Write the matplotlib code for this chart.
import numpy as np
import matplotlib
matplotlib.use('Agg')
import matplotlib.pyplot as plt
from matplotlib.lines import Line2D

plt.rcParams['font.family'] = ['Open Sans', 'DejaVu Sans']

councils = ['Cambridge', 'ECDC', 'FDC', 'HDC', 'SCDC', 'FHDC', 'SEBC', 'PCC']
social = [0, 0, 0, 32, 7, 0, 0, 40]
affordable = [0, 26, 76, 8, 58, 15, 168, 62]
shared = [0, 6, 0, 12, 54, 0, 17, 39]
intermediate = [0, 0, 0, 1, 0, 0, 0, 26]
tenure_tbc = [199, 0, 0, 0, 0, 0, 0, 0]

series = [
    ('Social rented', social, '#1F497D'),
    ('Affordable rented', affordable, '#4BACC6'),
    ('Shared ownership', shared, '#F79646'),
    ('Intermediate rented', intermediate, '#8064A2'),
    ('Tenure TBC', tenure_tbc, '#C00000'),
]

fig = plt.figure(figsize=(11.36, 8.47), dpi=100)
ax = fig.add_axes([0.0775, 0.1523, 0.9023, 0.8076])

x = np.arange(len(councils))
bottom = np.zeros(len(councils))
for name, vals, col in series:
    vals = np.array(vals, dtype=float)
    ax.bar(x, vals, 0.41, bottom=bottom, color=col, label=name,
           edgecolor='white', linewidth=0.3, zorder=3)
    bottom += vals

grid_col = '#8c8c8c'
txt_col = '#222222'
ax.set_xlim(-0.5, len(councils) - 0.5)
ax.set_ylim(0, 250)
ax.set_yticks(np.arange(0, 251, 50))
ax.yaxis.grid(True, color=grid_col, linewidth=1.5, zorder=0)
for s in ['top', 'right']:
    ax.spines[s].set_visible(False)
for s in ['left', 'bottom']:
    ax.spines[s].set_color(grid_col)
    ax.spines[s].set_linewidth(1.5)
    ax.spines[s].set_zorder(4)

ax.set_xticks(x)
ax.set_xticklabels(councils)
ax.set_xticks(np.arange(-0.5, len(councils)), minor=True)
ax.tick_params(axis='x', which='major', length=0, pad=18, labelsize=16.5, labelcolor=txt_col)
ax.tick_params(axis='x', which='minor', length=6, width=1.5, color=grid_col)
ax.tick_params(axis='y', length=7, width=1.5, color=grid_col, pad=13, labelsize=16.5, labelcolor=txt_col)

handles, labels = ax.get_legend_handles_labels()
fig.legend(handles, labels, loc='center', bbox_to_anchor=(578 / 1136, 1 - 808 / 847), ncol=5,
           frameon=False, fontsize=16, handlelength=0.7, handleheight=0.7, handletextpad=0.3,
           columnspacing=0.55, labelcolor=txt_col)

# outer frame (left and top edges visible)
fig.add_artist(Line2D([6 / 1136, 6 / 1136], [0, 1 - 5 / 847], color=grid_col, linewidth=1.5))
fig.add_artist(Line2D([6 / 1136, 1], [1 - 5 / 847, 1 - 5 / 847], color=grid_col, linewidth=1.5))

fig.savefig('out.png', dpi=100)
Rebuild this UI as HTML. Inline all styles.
--------------------
Set task:
Collect the lines of the data that carry the word "matplotlib".

Task response:
Write the matplotlib code for this chart.
import matplotlib
matplotlib.use('Agg')
import matplotlib.pyplot as plt
from matplotlib.lines import Line2D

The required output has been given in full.